Children and young people have been particularly affected by the pandemic. Even though many children cannot fully comprehend the gravity of the virus, they are still sensing shifts in their routines — from not being able to attend school in person to seeing their parents now working from home — and can feel the same anxiety and fears as adults. To explain to young audiences what the virus is and how to prevent infection, a group of UN agencies developed a story book, My Hero is You: How kids can fight COVID-19!, for children ages 6 to 11. The book has been translated into several languages, dialects, and Braille and has even been adapted into a short animated film.

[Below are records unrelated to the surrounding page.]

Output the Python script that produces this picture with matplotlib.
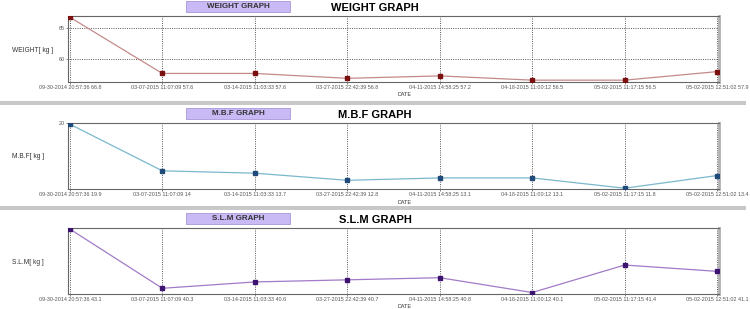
import matplotlib
matplotlib.use('Agg')
import matplotlib.pyplot as plt
from matplotlib.patches import Rectangle

plt.rcParams['font.family'] = ['Liberation Sans', 'DejaVu Sans']

dates = ['09-30-2014 20:57:36', '03-07-2015 11:07:09', '03-14-2015 11:03:33',
         '03-27-2015 22:42:39', '04-11-2015 14:58:25', '04-18-2015 11:00:12',
         '05-02-2015 11:17:15', '05-02-2015 12:51:02']
weight = [66.8, 57.6, 57.6, 56.8, 57.2, 56.5, 56.5, 57.9]
mbf = [19.9, 14, 13.7, 12.8, 13.1, 13.1, 11.8, 13.4]
slm = [43.1, 40.3, 40.6, 40.7, 40.8, 40.1, 41.4, 41.1]

W, H = 750, 309
fig = plt.figure(figsize=(W / 100, H / 100), dpi=100)
fig.patch.set_facecolor('white')


def px_rect(x0, y0, x1, y1):
    return [x0 / W, 1 - y1 / H, (x1 - x0) / W, (y1 - y0) / H]


panels = [
    # name, ylabel, values, line color, marker color, yticks, ylim, top px
    ('WEIGHT GRAPH', 'WEIGHT[ kg ]', weight, '#c48a8a', '#7a1010', [60, 65], (56.2, 67.0), 0),
    ('M.B.F GRAPH', 'M.B.F[ kg ]', mbf, '#7ab8cc', '#1f4a7a', [20], (11.7, 20.05), 107),
    ('S.L.M GRAPH', 'S.L.M[ kg ]', slm, '#a27ac8', '#3c1470', [], (40.03, 43.15), 212),
]

for name, ylab, vals, lc, mc, yt, yl, top in panels:
    ax = fig.add_axes(px_rect(68, top + 16, 719, top + 82))
    x = list(range(len(vals)))
    ax.plot(x, vals, color=lc, lw=0.9, zorder=3)
    ax.plot(x, vals, ls='none', marker='s', ms=3.2, color=mc, zorder=4)
    ax.set_xlim(-0.02, 7.02)
    ax.set_ylim(*yl)
    ax.set_xticks(x)
    ax.set_xticklabels([f'{d} {v:g}' for d, v in zip(dates, vals)], fontsize=3.9, color='#333333')
    ax.set_yticks(yt)
    ax.set_yticklabels([str(t) for t in yt], fontsize=3.9, color='#333333')
    ax.tick_params(length=1.5, width=0.5, pad=1, colors='#555555')
    for xi in x:
        ax.axvline(xi, color='#444444', lw=0.6, ls=(0, (1.2, 1.5)), zorder=1)
    for t in yt:
        ax.axhline(t, color='#444444', lw=0.6, ls=(0, (1.2, 1.5)), zorder=1)
    for s in ['top', 'left', 'bottom']:
        ax.spines[s].set_color('#666666')
        ax.spines[s].set_linewidth(0.8)
    ax.spines['right'].set_color('#b0b0b0')
    ax.spines['right'].set_linewidth(2)
    fig.text(12 / W, 1 - (top + 50) / H, ylab, fontsize=4.8, color='#333333', va='center')
    fig.text(398 / W, 1 - (top + 95) / H, 'DATE', fontsize=3.9, color='#333333', va='center')
    # purple label box
    fig.patches.append(Rectangle((186 / W, 1 - (top + 12) / H), 104 / W, 11 / H,
                                 transform=fig.transFigure, facecolor='#c9b9f5',
                                 edgecolor='#a898d8', lw=0.6))
    fig.text(238 / W, 1 - (top + 6.5) / H, name, fontsize=5.8, fontweight='bold',
             color='#333333', ha='center', va='center')
    fig.text(375 / W, 1 - (top + 8) / H, name, fontsize=8, fontweight='bold',
             color='black', ha='center', va='center')

# gray separator bars
for y0 in [101, 206]:
    fig.patches.append(Rectangle((0, 1 - (y0 + 4) / H), 746 / W, 4 / H,
                                 transform=fig.transFigure, facecolor='#c8c8c8',
                                 edgecolor='none'))

fig.savefig('out.png', dpi=100)
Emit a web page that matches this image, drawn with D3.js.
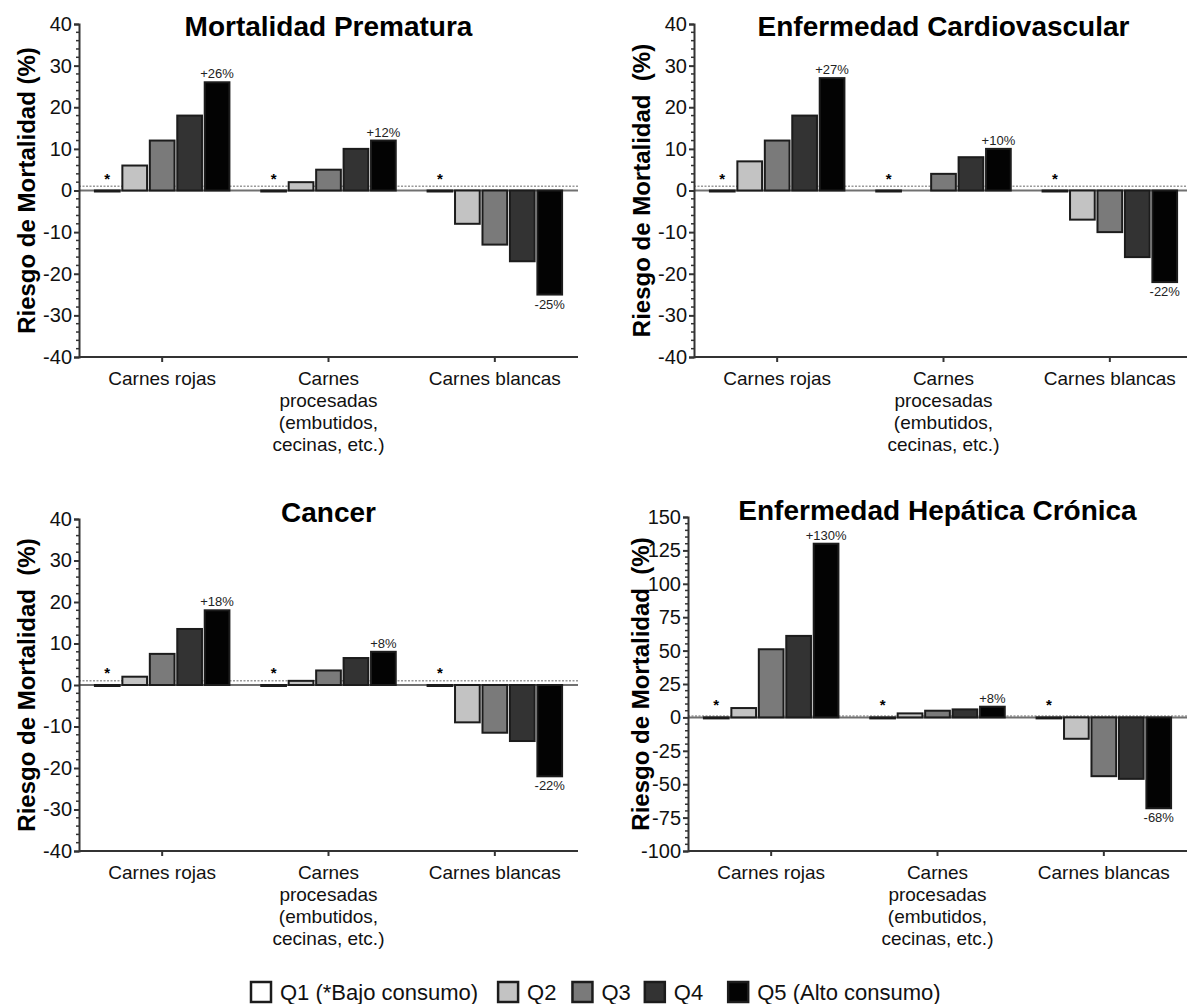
<!DOCTYPE html>
<html>
<head>
<meta charset="utf-8">
<script src="https://cdn.jsdelivr.net/npm/d3@7"></script>
<style>
  body { margin: 0; background: #fff; }
  svg { font-family: "Liberation Sans", Arial, sans-serif; }
  .ylab { white-space: pre; }
</style>
</head>
<body>
<svg id="chart" width="1187" height="1004"></svg>
<script>
// data
var groupLines = [["Carnes rojas"], ["Carnes", "procesadas", "(embutidos,", "cecinas, etc.)"], ["Carnes blancas"]];
var quintiles = ["Q1", "Q2", "Q3", "Q4", "Q5"];
var legendLabels = ["Q1 (*Bajo consumo)", "Q2", "Q3", "Q4", "Q5 (Alto consumo)"];
var titles = ["Mortalidad Prematura", "Enfermedad Cardiovascular", "Cancer", "Enfermedad Hepática Crónica"];
var yTitles = ["Riesgo de Mortalidad (%)", "Riesgo de Mortalidad  (%)", "Riesgo de Mortalidad  (%)", "Riesgo de Mortalidad  (%)"];

var valuesPrematura = [[0, 6, 12, 18, 26], [0, 2, 5, 10, 12], [0, -8, -13, -17, -25]];
var valuesCardio    = [[0, 7, 12, 18, 27], [0, null, 4, 8, 10], [0, -7, -10, -16, -22]];
var valuesCancer    = [[0, 2, 7.5, 13.5, 18], [0, 1, 3.5, 6.5, 8], [0, -9, -11.5, -13.5, -22]];
var valuesHepatica  = [[0, 7, 51, 61, 130], [0, 3, 5, 6, 8], [0, -16, -44, -46, -68]];

var labelsPrematura = ["+26%", "+12%", "-25%"];
var labelsCardio    = ["+27%", "+10%", "-22%"];
var labelsCancer    = ["+18%", "+8%", "-22%"];
var labelsHepatica  = ["+130%", "+8%", "-68%"];

var yDomains = [[-40, 40], [-40, 40], [-40, 40], [-100, 150]];
var yMajor = [10, 10, 10, 25];
var yMinor = [2, 2, 2, 5];

var fills = ["#ffffff", "#c3c3c3", "#7a7a7a", "#333333", "#030303"];

// layout of the four panels
var panels = [
  {x0: 79,  x1: 578,  top: 24,  bottom: 357, ylabX: 27,  values: valuesPrematura, labels: labelsPrematura},
  {x0: 694, x1: 1193, top: 24,  bottom: 357, ylabX: 642, values: valuesCardio,    labels: labelsCardio},
  {x0: 79,  x1: 578,  top: 519, bottom: 851, ylabX: 27,  values: valuesCancer,    labels: labelsCancer},
  {x0: 688, x1: 1187, top: 517, bottom: 851, ylabX: 641, values: valuesHepatica,  labels: labelsHepatica}
];

var svg = d3.select("#chart");

var drawPanel = function(p, k) {
  var g = svg.append("g");
  var x = d3.scaleBand().domain(d3.range(3)).range([p.x0, p.x1]);
  var xq = d3.scaleBand().domain(quintiles).range([-70, 70]).padding(0.1);
  var y = d3.scaleLinear().domain(yDomains[k]).range([p.bottom, p.top]);

  // title
  g.append("text")
   .attr("x", (p.x0 + p.x1) / 2).attr("y", p.top + (k < 2 ? 12 : 3))
   .attr("text-anchor", "middle")
   .style("font-size", "28px").style("font-weight", "bold")
   .text(titles[k]);

  // y title
  g.append("text")
   .attr("class", "ylab")
   .attr("transform", "translate(" + p.ylabX + "," + ((p.top + p.bottom) / 2) + ") rotate(-90)")
   .attr("text-anchor", "middle").attr("dy", "0.35em")
   .style("font-size", "24px").style("font-weight", "bold")
   .text(yTitles[k]);

  // dotted reference line
  g.append("line")
   .attr("x1", p.x0).attr("x2", p.x1)
   .attr("y1", y(1)).attr("y2", y(1))
   .style("stroke", "#9a9a9a").style("stroke-width", 1.5)
   .style("stroke-dasharray", "2,1.5");

  // zero line
  g.append("line")
   .attr("x1", p.x0).attr("x2", p.x1)
   .attr("y1", y(0)).attr("y2", y(0))
   .style("stroke", "#707070").style("stroke-width", 2);

  // bars
  var grp = g.selectAll("g.grp").data(p.values).enter()
    .append("g").attr("class", "grp")
    .attr("transform", function(d, i) { return "translate(" + (x(i) + x.bandwidth() / 2) + ",0)"; });

  grp.selectAll("rect").data(function(d) {
      return d.map(function(v, i) { return {q: quintiles[i], v: v, i: i}; })
              .filter(function(e) { return e.v !== null; });
    }).enter()
    .append("rect")
    .attr("x", function(e) { return xq(e.q); })
    .attr("width", xq.bandwidth())
    .attr("y", function(e) { return Math.min(y(e.v), y(0)); })
    .attr("height", function(e) { return Math.max(1, Math.abs(y(e.v) - y(0))); })
    .style("fill", function(e) { return fills[e.i]; })
    .style("stroke", "#1c1c1c").style("stroke-width", 2);

  // asterisks over Q1
  grp.append("text")
     .attr("x", xq("Q1") + xq.bandwidth() / 2)
     .attr("y", y(0) - 7)
     .attr("text-anchor", "middle")
     .style("font-size", "15px").style("font-weight", "bold")
     .text("*");

  // percent labels on Q5
  grp.append("text")
     .attr("x", xq("Q5") + xq.bandwidth() / 2)
     .attr("y", function(d) { var v = d[4]; return v >= 0 ? y(v) - 4 : y(v) + 14; })
     .attr("text-anchor", "middle")
     .style("font-size", "13px").style("fill", "#222")
     .text(function(d, i) { return p.labels[i]; });

  // y axis
  var yAxis = g.append("g").attr("transform", "translate(" + p.x0 + ",0)")
    .call(d3.axisLeft(y).tickValues(d3.range(yDomains[k][0], yDomains[k][1] + 0.01, yMajor[k]))
          .tickSize(5).tickPadding(2).tickFormat(function(v) { return String(v); }));
  yAxis.select(".domain").style("stroke", "#333").style("stroke-width", 2);
  yAxis.selectAll(".tick line").style("stroke", "#333").style("stroke-width", 2);
  yAxis.selectAll(".tick text").style("font-size", "20px").style("fill", "#111")
       .attr("font-family", "Liberation Sans, Arial, sans-serif");

  // minor ticks
  var minors = d3.range(yDomains[k][0], yDomains[k][1] + 0.01, yMinor[k])
                 .filter(function(v) { return v % yMajor[k] !== 0; });
  g.selectAll("line.minor").data(minors).enter()
   .append("line").attr("class", "minor")
   .attr("x1", p.x0 - 3).attr("x2", p.x0)
   .attr("y1", function(v) { return y(v); }).attr("y2", function(v) { return y(v); })
   .style("stroke", "#333").style("stroke-width", 1.5);

  // x axis
  var xAxis = g.append("g").attr("transform", "translate(0," + p.bottom + ")")
    .call(d3.axisBottom(x).tickSize(5).tickFormat(""));
  xAxis.select(".domain").attr("d", "M" + p.x0 + ",0H" + p.x1)
       .style("stroke", "#333").style("stroke-width", 2);
  xAxis.selectAll(".tick line").style("stroke", "#333").style("stroke-width", 2);

  // x labels
  g.selectAll("text.xlab").data(groupLines).enter()
   .append("text").attr("class", "xlab")
   .attr("text-anchor", "middle")
   .style("font-size", "19px").style("fill", "#111")
   .each(function(lines, i) {
     d3.select(this).selectAll("tspan").data(lines).enter()
       .append("tspan")
       .attr("x", x(i) + x.bandwidth() / 2)
       .attr("y", function(l, j) { return p.bottom + 28 + j * 22; })
       .text(function(l) { return l; });
   });
};

panels.forEach(drawPanel);

// legend
var legend = svg.append("g");
var items = legend.selectAll("g.item").data(legendLabels).enter()
  .append("g").attr("class", "item");
items.append("rect")
  .attr("width", 20).attr("height", 20)
  .attr("y", 982)
  .style("fill", function(d, i) { return fills[i]; })
  .style("stroke", "#1c1c1c").style("stroke-width", 2.5);
items.append("text")
  .attr("x", 29).attr("y", 1000)
  .style("font-size", "22px").style("fill", "#111")
  .text(function(d) { return d; });

var gaps = [20, 16, 14, 25];
var cx = 251;
items.each(function(d, i) {
  d3.select(this).attr("transform", "translate(" + cx + ",0)");
  var w = d3.select(this).select("text").node().getComputedTextLength();
  cx += 29 + w + (gaps[i] || 0);
});
</script>
</body>
</html>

Book cover of a two children on a dragon. Text says: My Here is You, how kids can fight COVID-19
Source: My Hero is You by Inter-Agency Standing Committee Reference Group on Mental Health and Psychosocial Support in Emergency Settings

WHO’s mental health team has also taken advantage of social media to engage with audiences about their well-being. They use online platforms to communicate with communities— particularly young people— to help them understand that it’s normal to feel stressed at this time and to build their mental health literacy so that they can better understand their emotions and how to deal with them. Sometimes, this is as simple as verbalizing the feelings and sharing them with a trusted individual.

“We also wanted to highlight resilience,” said Dr. Ligot. “Another way of looking at the increasing numbers of people who are showing signs of mental distress is that they are reflecting enormous levels of resilience in these extraordinary times.”

Normalizing mental health

Team members in WHO’s Western Pacific Regional office describe how the pandemic helped people become more open and communicative about their mental health. Previously, conversations around mental health had often been reduced to imagery of violent patients in psychiatric hospitals without understanding the full spectrum of conditions that these complex cases can entail. The fact that everyone was feeling down at some point or another helped destigmatize the conversation around mental health and break down stereotypes.

“During the time I’ve spent in Asia, when people experience distress or symptoms of common mental disorders, it’s sometimes difficult for them to directly talk about what they’re feeling,” said Martin Vandendyck, a WHO technical lead for mental health and substance use. “They will say they have pain or a headache or a stomachache, but for the first time ever, since the beginning of last year — starting with colleagues in our office — people were saying it out loud: I’m so stressed.”

Mental health professionals hope that the renewed focus on mental well-being as part of overall health during COVID-19 will continue beyond the pandemic. One critical area they are focusing on is the issue of equity in providing mental health services and enhancing protective factors while reducing risk factors for mental distress and ill health across the life course.

“People not only need intervention to relieve their distress,” said Mr. Vandendyck. “We also have to take into consideration their socioeconomic condition, which can be a risk factor for developing a mental health condition.”

“Reaching the unreached” is a core element of the mental health team’s work, with an increasing focus on how and why vulnerable, underserved groups experience mental health differently. The pandemic has helped aggregate data and highlight some longstanding gaps.

“It is now crystal clear that mental health needs must be treated as a core element of our response to and recovery from the COVID-19 pandemic,” said WHO Director-General Dr. Tedros Adhanom Ghebreyesus. “A failure to take people’s emotional well-being seriously will lead to long-term social and economic costs to society.”